## begin

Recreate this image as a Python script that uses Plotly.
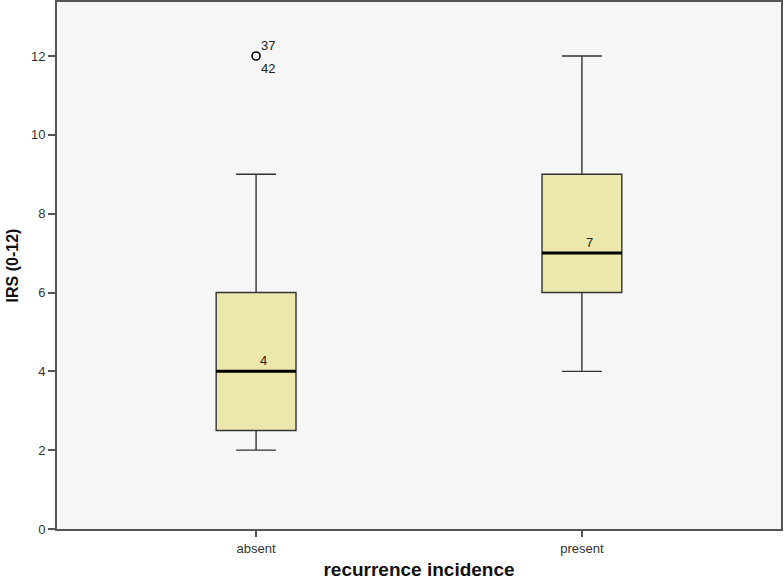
import plotly.graph_objects as go

categories = ["absent", "present"]
lower_whisker = [2, 4]
q1_vals = [2.5, 6]
medians = [4, 7]
q3_vals = [6, 9]
upper_whisker = [9, 12]
outlier_values = [12]
outlier_group = [0]
outlier_labels = [("37", "42")]
y_ticks = [0, 2, 4, 6, 8, 10, 12]

box_fill = "#ECE8AB"
box_width = 0.245
xpos = list(range(len(categories)))

fig = go.Figure()
fig.add_trace(go.Box(
    x=xpos, q1=q1_vals, median=medians, q3=q3_vals,
    lowerfence=lower_whisker, upperfence=upper_whisker,
    fillcolor=box_fill, line=dict(color="#333333", width=1.4),
    width=box_width, whiskerwidth=0.5, boxpoints=False, showlegend=False,
    hoverinfo="skip",
))
# thicker median lines
for i, m in enumerate(medians):
    fig.add_trace(go.Scatter(
        x=[xpos[i] - box_width / 2, xpos[i] + box_width / 2], y=[m, m],
        mode="lines", line=dict(color="black", width=3), showlegend=False,
        hoverinfo="skip",
    ))
    fig.add_annotation(x=xpos[i] + 0.022, y=m, text=str(m), showarrow=False,
                       yanchor="bottom", yshift=1, font=dict(size=13, color="#222"))
# outliers
fig.add_trace(go.Scatter(
    x=[xpos[g] for g in outlier_group], y=outlier_values, mode="markers",
    marker=dict(symbol="circle-open", size=8, color="black", line=dict(width=1.6)),
    showlegend=False, hoverinfo="skip",
))
for g, v, labs in zip(outlier_group, outlier_values, outlier_labels):
    fig.add_annotation(x=xpos[g], y=v, text=labs[0], showarrow=False, xanchor="left",
                       xshift=3, yshift=11, font=dict(size=13, color="#222"))
    fig.add_annotation(x=xpos[g], y=v, text=labs[1], showarrow=False, xanchor="left",
                       xshift=3, yshift=-12, font=dict(size=13, color="#222"))

fig.update_layout(
    width=784, height=582,
    margin=dict(l=57, r=3, t=2, b=53),
    paper_bgcolor="white", plot_bgcolor="#F6F6F6",
    font=dict(family="Liberation Sans, Arial, sans-serif", size=13, color="#333"),
)
fig.update_xaxes(
    range=[-0.611, 1.611], tickvals=xpos, ticktext=categories, automargin=False,
    showgrid=False, zeroline=False, showline=True, linecolor="#555", linewidth=2,
    mirror=True, ticks="outside", ticklen=6, tickcolor="#555", tickwidth=1.5,
    title=dict(text="<b>recurrence incidence</b>", font=dict(size=19, color="#111"), standoff=8),
)
fig.update_yaxes(
    range=[0, 13.37], tickvals=y_ticks, automargin=False,
    showgrid=False, zeroline=False, showline=True, linecolor="#555", linewidth=2,
    mirror=True, ticks="outside", ticklen=7, tickcolor="#555", tickwidth=1.5,
    title=dict(text="<b>IRS (0-12)</b>", font=dict(size=16, color="#111"), standoff=8),
)
fig.write_html("out.html", config={"displayModeBar": False},
               post_script="document.body.style.margin='0';")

## end

• [What is asked]
From the first line of the material down to the line containing "xpos = list(range(len(categories)))", inclusive, return each line exactly, skipping any picture.

• [Exercise result]
Recreate this image as a Python script that uses Plotly.
import plotly.graph_objects as go

categories = ["absent", "present"]
lower_whisker = [2, 4]
q1_vals = [2.5, 6]
medians = [4, 7]
q3_vals = [6, 9]
upper_whisker = [9, 12]
outlier_values = [12]
outlier_group = [0]
outlier_labels = [("37", "42")]
y_ticks = [0, 2, 4, 6, 8, 10, 12]

box_fill = "#ECE8AB"
box_width = 0.245
xpos = list(range(len(categories)))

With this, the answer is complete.